→ **EXERCISE TASK**:
Repeat the data verbatim.

[START GIVEN MATERIAL]

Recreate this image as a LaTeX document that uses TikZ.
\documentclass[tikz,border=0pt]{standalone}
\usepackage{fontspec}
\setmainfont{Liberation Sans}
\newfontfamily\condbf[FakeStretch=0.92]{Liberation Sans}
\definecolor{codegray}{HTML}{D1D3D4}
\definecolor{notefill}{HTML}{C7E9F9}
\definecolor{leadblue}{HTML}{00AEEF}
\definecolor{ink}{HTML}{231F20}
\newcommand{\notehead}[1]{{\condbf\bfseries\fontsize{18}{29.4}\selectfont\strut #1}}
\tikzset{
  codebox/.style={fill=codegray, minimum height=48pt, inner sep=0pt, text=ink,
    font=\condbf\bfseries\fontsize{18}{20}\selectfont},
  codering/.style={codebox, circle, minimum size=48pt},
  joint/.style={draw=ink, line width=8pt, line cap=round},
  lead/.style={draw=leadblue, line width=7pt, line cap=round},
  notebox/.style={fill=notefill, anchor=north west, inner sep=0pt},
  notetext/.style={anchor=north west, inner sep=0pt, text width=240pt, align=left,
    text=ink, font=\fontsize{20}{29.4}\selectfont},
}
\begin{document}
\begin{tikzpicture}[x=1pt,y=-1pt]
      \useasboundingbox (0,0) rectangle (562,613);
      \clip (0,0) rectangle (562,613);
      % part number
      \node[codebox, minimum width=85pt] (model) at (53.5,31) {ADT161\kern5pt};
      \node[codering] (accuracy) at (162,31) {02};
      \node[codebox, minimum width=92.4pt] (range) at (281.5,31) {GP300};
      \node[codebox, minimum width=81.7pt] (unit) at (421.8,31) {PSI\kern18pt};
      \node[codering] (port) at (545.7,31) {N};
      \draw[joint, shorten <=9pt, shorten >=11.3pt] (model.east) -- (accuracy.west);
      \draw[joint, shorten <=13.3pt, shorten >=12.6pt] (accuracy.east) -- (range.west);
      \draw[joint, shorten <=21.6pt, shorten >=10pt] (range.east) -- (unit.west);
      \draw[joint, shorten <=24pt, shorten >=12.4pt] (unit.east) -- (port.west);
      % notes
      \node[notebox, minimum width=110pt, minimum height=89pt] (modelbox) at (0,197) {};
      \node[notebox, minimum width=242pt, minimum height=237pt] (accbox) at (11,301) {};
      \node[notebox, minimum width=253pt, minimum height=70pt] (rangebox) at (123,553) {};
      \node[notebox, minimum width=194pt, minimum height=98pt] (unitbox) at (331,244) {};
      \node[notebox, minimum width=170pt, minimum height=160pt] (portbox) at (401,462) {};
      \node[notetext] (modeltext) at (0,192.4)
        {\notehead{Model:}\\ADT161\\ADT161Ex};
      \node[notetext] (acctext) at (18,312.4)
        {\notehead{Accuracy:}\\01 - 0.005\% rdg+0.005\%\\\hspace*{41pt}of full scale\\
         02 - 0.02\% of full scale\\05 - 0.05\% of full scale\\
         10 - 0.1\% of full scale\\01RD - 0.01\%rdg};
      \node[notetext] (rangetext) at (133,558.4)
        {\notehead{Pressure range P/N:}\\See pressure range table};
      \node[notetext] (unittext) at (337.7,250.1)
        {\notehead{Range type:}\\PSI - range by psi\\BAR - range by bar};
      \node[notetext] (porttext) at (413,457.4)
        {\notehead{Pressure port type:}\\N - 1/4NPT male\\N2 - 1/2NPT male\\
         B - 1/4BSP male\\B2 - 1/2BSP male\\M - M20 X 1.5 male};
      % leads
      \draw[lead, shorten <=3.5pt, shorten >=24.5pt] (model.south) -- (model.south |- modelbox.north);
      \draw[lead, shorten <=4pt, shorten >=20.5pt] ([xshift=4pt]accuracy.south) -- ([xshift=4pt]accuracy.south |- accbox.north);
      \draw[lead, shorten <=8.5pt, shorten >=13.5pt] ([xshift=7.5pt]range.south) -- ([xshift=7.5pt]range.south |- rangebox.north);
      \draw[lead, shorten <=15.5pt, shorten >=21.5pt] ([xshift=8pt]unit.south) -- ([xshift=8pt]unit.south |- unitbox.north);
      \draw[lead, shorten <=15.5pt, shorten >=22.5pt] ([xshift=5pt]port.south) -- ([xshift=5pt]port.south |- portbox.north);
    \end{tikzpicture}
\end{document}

[END GIVEN MATERIAL]

→ **RESULT OF THIS EXERCISE**:
Recreate this image as a LaTeX document that uses TikZ.
\documentclass[tikz,border=0pt]{standalone}
\usepackage{fontspec}
\setmainfont{Liberation Sans}
\newfontfamily\condbf[FakeStretch=0.92]{Liberation Sans}
\definecolor{codegray}{HTML}{D1D3D4}
\definecolor{notefill}{HTML}{C7E9F9}
\definecolor{leadblue}{HTML}{00AEEF}
\definecolor{ink}{HTML}{231F20}
\newcommand{\notehead}[1]{{\condbf\bfseries\fontsize{18}{29.4}\selectfont\strut #1}}
\tikzset{
  codebox/.style={fill=codegray, minimum height=48pt, inner sep=0pt, text=ink,
    font=\condbf\bfseries\fontsize{18}{20}\selectfont},
  codering/.style={codebox, circle, minimum size=48pt},
  joint/.style={draw=ink, line width=8pt, line cap=round},
  lead/.style={draw=leadblue, line width=7pt, line cap=round},
  notebox/.style={fill=notefill, anchor=north west, inner sep=0pt},
  notetext/.style={anchor=north west, inner sep=0pt, text width=240pt, align=left,
    text=ink, font=\fontsize{20}{29.4}\selectfont},
}
\begin{document}
\begin{tikzpicture}[x=1pt,y=-1pt]
      \useasboundingbox (0,0) rectangle (562,613);
      \clip (0,0) rectangle (562,613);
      % part number
      \node[codebox, minimum width=85pt] (model) at (53.5,31) {ADT161\kern5pt};
      \node[codering] (accuracy) at (162,31) {02};
      \node[codebox, minimum width=92.4pt] (range) at (281.5,31) {GP300};
      \node[codebox, minimum width=81.7pt] (unit) at (421.8,31) {PSI\kern18pt};
      \node[codering] (port) at (545.7,31) {N};
      \draw[joint, shorten <=9pt, shorten >=11.3pt] (model.east) -- (accuracy.west);
      \draw[joint, shorten <=13.3pt, shorten >=12.6pt] (accuracy.east) -- (range.west);
      \draw[joint, shorten <=21.6pt, shorten >=10pt] (range.east) -- (unit.west);
      \draw[joint, shorten <=24pt, shorten >=12.4pt] (unit.east) -- (port.west);
      % notes
      \node[notebox, minimum width=110pt, minimum height=89pt] (modelbox) at (0,197) {};
      \node[notebox, minimum width=242pt, minimum height=237pt] (accbox) at (11,301) {};
      \node[notebox, minimum width=253pt, minimum height=70pt] (rangebox) at (123,553) {};
      \node[notebox, minimum width=194pt, minimum height=98pt] (unitbox) at (331,244) {};
      \node[notebox, minimum width=170pt, minimum height=160pt] (portbox) at (401,462) {};
      \node[notetext] (modeltext) at (0,192.4)
        {\notehead{Model:}\\ADT161\\ADT161Ex};
      \node[notetext] (acctext) at (18,312.4)
        {\notehead{Accuracy:}\\01 - 0.005\% rdg+0.005\%\\\hspace*{41pt}of full scale\\
         02 - 0.02\% of full scale\\05 - 0.05\% of full scale\\
         10 - 0.1\% of full scale\\01RD - 0.01\%rdg};
      \node[notetext] (rangetext) at (133,558.4)
        {\notehead{Pressure range P/N:}\\See pressure range table};
      \node[notetext] (unittext) at (337.7,250.1)
        {\notehead{Range type:}\\PSI - range by psi\\BAR - range by bar};
      \node[notetext] (porttext) at (413,457.4)
        {\notehead{Pressure port type:}\\N - 1/4NPT male\\N2 - 1/2NPT male\\
         B - 1/4BSP male\\B2 - 1/2BSP male\\M - M20 X 1.5 male};
      % leads
      \draw[lead, shorten <=3.5pt, shorten >=24.5pt] (model.south) -- (model.south |- modelbox.north);
      \draw[lead, shorten <=4pt, shorten >=20.5pt] ([xshift=4pt]accuracy.south) -- ([xshift=4pt]accuracy.south |- accbox.north);
      \draw[lead, shorten <=8.5pt, shorten >=13.5pt] ([xshift=7.5pt]range.south) -- ([xshift=7.5pt]range.south |- rangebox.north);
      \draw[lead, shorten <=15.5pt, shorten >=21.5pt] ([xshift=8pt]unit.south) -- ([xshift=8pt]unit.south |- unitbox.north);
      \draw[lead, shorten <=15.5pt, shorten >=22.5pt] ([xshift=5pt]port.south) -- ([xshift=5pt]port.south |- portbox.north);
    \end{tikzpicture}
\end{document}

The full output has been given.